Nous avons dû, évidemment, quitter les lieux à l’issue des quarante minutes de visite, non sans avoir posé plusieurs questions sur tel point d’histoire ou d’architecture (et notre guide fut, comme on pouvait s’y attendre, incollable). Sur le chemin du retour, une énigme n’a pas été résolue: quel pouvait être le Pléiade absent de son boîtier, entre Kafka et Mallarmé? (à vos méninges)

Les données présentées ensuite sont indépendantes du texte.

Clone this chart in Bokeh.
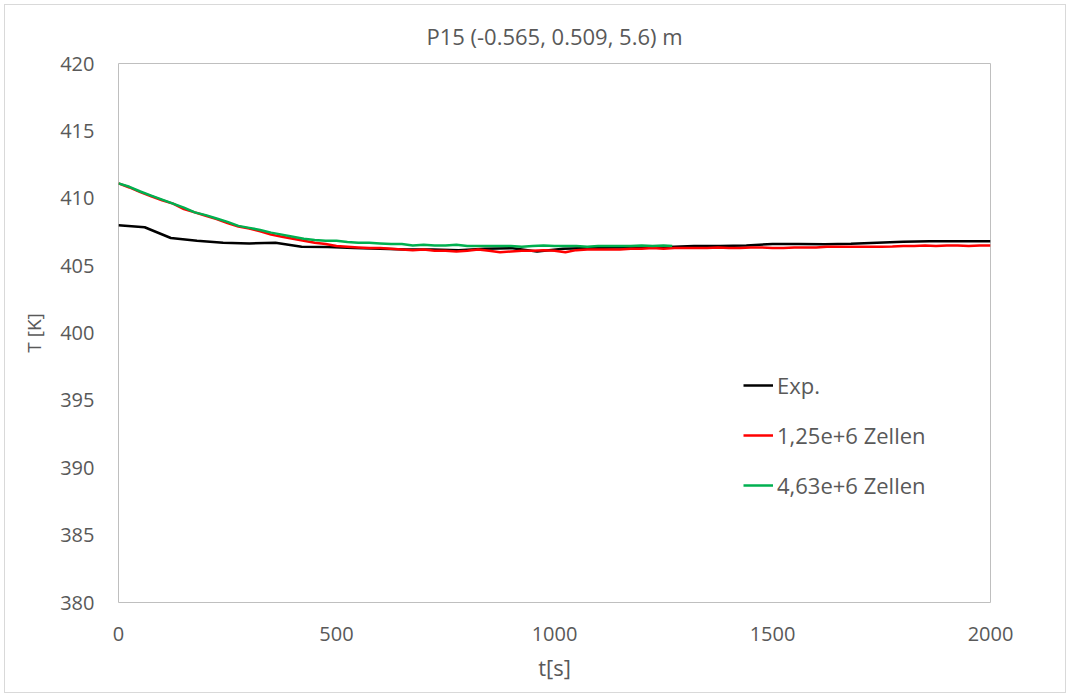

Une autre énigme, de mon point de vue, c’est la présence, sur les rayonnages, de toutes les pièces de Jean-Luc Lagarce, dont je ne connais qu’un seul opus, vu à Beauvais, et dont j’avais conclu qu’il s’agissait d’un dramaturge ultra-mineur, sans inventivité. La pièce que nous avions vue (en 1999) s’intitulait Derniers remords avant l’oubli, était sans intérêt tant pour son texte que pour la mise en scène, et a été montée plusieurs fois depuis, dont l’an dernier à Tours (à moins que ce ne soit une autre du même, j’ai un doute subit).

Cette fois-ci, nous ne nous sommes pas cassé le nez à Plieux. Sur le chemin de retour, nous étions encore sous le charme des prouesses brûlantes de Marcheschi et de cette rencontre curieuse, en léger porte-à-faux, entre une œuvre lue et sa matérialisation partielle.

Commentaires

Vous êtes très sensible à ce qui manque... mais les chiens ? la meute ?

Écrit par : stephen | samedi, 20 août 2005

Kant ? Kipling ?
Quel auteur en "l", par contre, je ne sais!

Écrit par : Virginie | samedi, 20 août 2005

Et si c'était Laclos ?

Écrit par : fuligineuse | samedi, 20 août 2005

Larbaud.

Écrit par : VS | samedi, 20 août 2005

C'est le genre de porte-à-faux qui me retient de visiter Plieux. Mais si Madame de Véhesse vient à Bordeaux en décembre, et que j'y suis encore, peut-être pourrions nous y faire un saut ?

Écrit par : Philippe[s] | dimanche, 21 août 2005

Whoops, ça se fait de se donner des rendez-vous sur le blogs des autres? Veux-tu (voulez-vous) continuer ici, chez vous (chez toi), ou par mail?
L'intervention de RC a lieu le 8 décembre de 17h15 à 18 h45, mais il y a des conférences tout l'après-midi, de 14 à 17heures. Y assister ou pas? Aller à Plieux avant ou après, le même jour, la veille, le lendemain? Prévenir le "Maître", ou pas ? (c'est un peu délicat, je le connais peu, je ne veux pas m'imposer, mais ne serait-ce pas impoli de ne pas le prévenir puisque je le connais quand même?)